Li Yue, Contributing Writer
Autumn is coming and most Chinese parents are struggling to send their children to middle school. Some of them have found a good and trustworthy school, some of them just accept the truth that they will send their children to an ordinary school with the implementation of School Distribution Policy. Some Chinese parents gained acceptable benefits from it but some of them still struggle.
Recently, China started a boom of sending children to middle school. According to the School Distribution Policy, children can be sent to the middle schools attached to their community without taking any exam. However, they will be required to take extra exam for schools out of their community.
Xu Feixia, a mother of a 12-year-old girl, was anxious about finding a good middle school for her daughter. As the policy goes, her daughter Xie Xiaoyuan should be sent to a school attached to her community. However, this school is not a well-qualified middle school.
“I decided to persuade her to take entrance examination of other better schools.” Xu said.
According to the policy, only when pupils take an extra entrance exam, can they be enrolled by schools out of their communities. Therefore, these students always sacrifice a bunch of leisure time to go to cram schools, which are managed by part-time middle school teachers or education corporation groups to help students finish their homework and train them to take exams. Usually, this kind of school will cost a huge amount of money, much more than the tuition at normal schools. The cram schools also claim that they can ensure children will enrolled into their dream schools. The more the schools are paid, the better teachers they will have and the higher the probability their students will be enrolled into their targeted schools. However, no one has made a serious investigation of such probability, but everyone seems convinced.
Take a look at Xie’s schedule, no leisure time will be found except during mealtimes and bedtime.
“If you want more, you pay more.” Xu said confidently, “My daughter will thank me after she’s accepted by good schools.”
Nevertheless, Xie held a negative view, “I don’t think I can go to that school. But my mom paid a lot of money for the cram school. I don’t want to make her upset so I decided to go to these classes.”
Before Xie went to cram school, she had a whole Saturday and half of Sunday to play around. The other half of her Sunday was spent on her interest-oriented class, a fine arts course.
“The entrance examination doesn’t include fine art, which means she doesn’t need to spend time on it,” Xu insisted her evaluation.
The situation faced by Xu’s family is not unique. Every year when a middle school recruits students, thousands of families in China have to accept the distributed school or consider fighting for better. Some lucky families can relocate to downtown, where well-qualified schools are usually located at and they don’t have to have to be concerned about issues about sending their children to a better schools. Some families who are near the unacceptable schools start to struggle.

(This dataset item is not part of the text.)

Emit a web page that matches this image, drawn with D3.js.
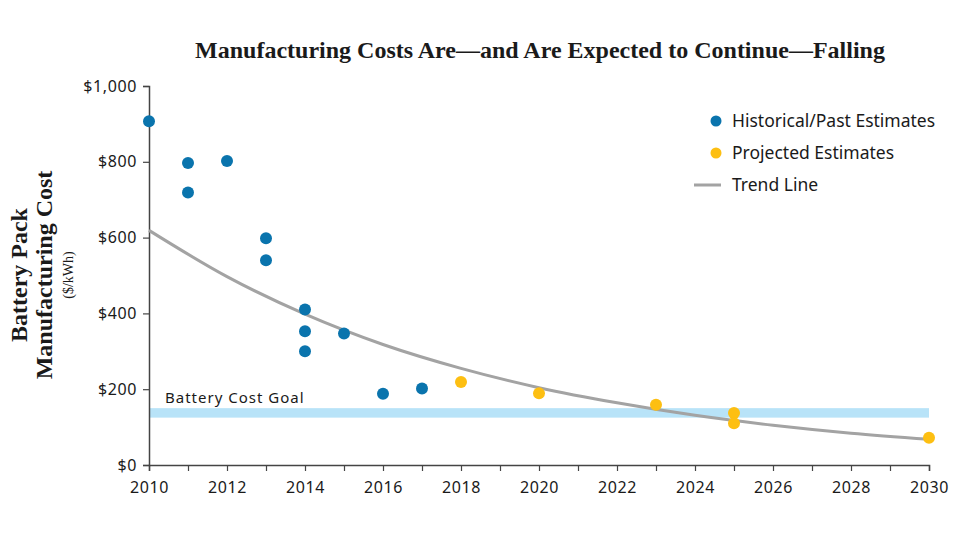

Zhang Yuchun, a manager of the department for recruiting students in a Kunming, China middle school, said, “This policy is somewhat rational at present. The education source in Kunming is distinctly disparate, so if we don’t implement this policy, it will lead to the overload of distinguished schools, and it will become a situation that good schools are becoming better, bad schools are becoming worse, which enforce the unbalanced situation.” Zhang added, “However, I think the big winner in this policy is the rich. Because they have enough money to buy a new house near the good schools or spend more money on their children’s education.”
When asked about the suggestion for this policy, Xu and Zhang said they are standing at the same front line. According to the two, the government should invest more in education like improving education facilities, increasing faculties and expanding the scale of better education.
Autumn is passing by, Xie is getting closer to the next chapter of her life. No one knows where she’s going, but she knows she’s fought for it and that is one thing even the best schools can’t teach you.